NYBG Doctoral Defense: Conservation, Comparative Genomics, and Species Delimitation of the Reindeer Lichens
Tuesday, July 20, 2021
5 – 6 p.m.
The NYBG Graduate Studies Program trains Master’s and Ph.D. students in Plant Science in partnership with six affiliated universities. At the time of their thesis defense, Ph.D. students are required to present a public seminar to explain the context, methods, results, and significance of their dissertation research. The presentations are evaluated by the thesis defense committee, a combination of university professors, and NYBG scientists. Dissertation defense seminars offer great exposure to modern botanical research, and students employ a diversity of techniques during the five-year dissertation research project.
The genus Cladonia is one of the most diverse genera of lichenized fungi, with over 500 known species encompassing an array of morphologies and habits. These lichens form keystone species in many habitats and serve a variety of ecological roles. As in most lichens, phylogenetic study has been limited by the loci used, and adoption of next-generation sequence methods has been slow. Cladonia is also understudied in terms of conservation, with only a handful of species in the genus assessed with IUCN Red List guidelines. In this seminar, Ph.D. candidate Jordan Hoffman presents his dissertation research aimed at addressing gaps in the scientific understanding of this important lichen genus. The results of his work include assembling mitochondrial genomes and other molecular data for Cladonia; providing the first intraspecific comparison of lichen mitochondrial genomes and homing endonuclease genes; establishing molecular support for multiple distinct species including one new to science; and contributing to a steadily growing body of conservation assessments, of which lichens are desperately in need.
About the Speaker
Jordan Hoffman is a fifth-year Ph.D. student in the Plant Sciences program at the City University of New York.

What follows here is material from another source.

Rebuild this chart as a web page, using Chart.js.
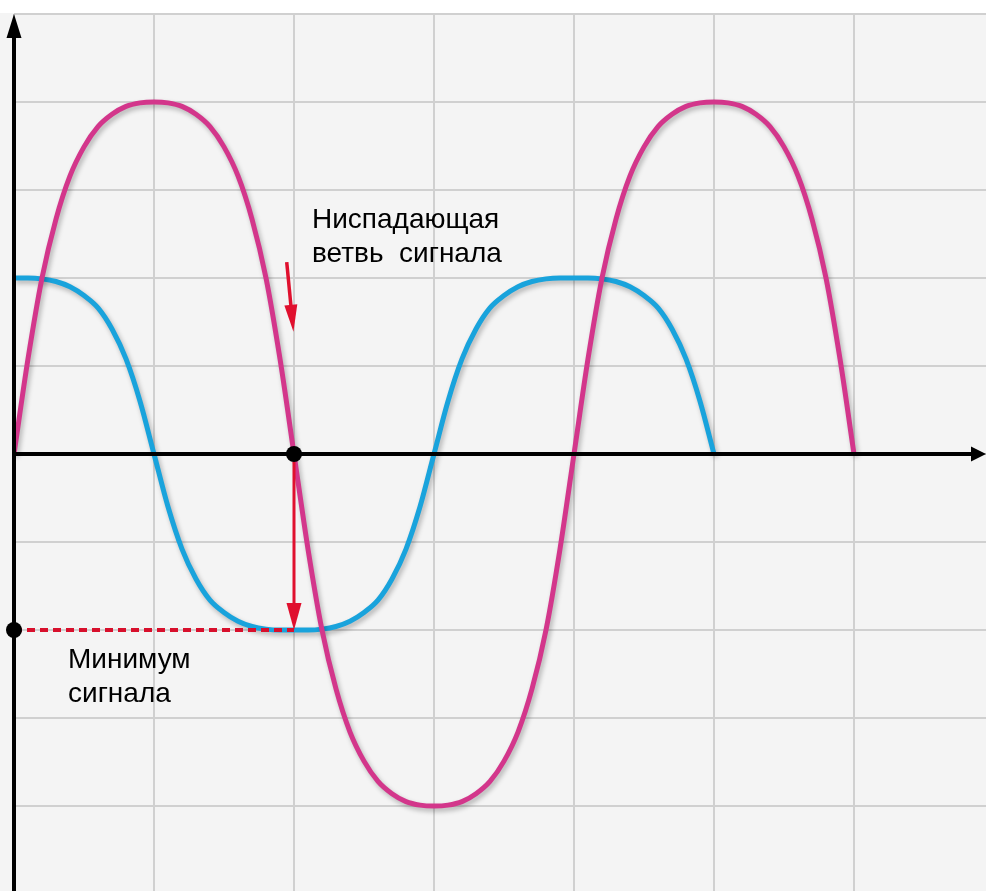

Upon graduating with a B.S. in biology from Oakland University, Jordan went on to acquire M.S. degrees in Ecology and Evolutionary Biology and Conservation Biology from Tulane University and Central Michigan University, respectively. Jordan studied insect behavior, endophytic fungi, and freshwater mussel genetics before diving into lichenology in the Lendemer Lab at The New York Botanical Garden. Today Jordan’s research focuses mainly on the genetics and conservation of the reindeer lichens (Cladonia).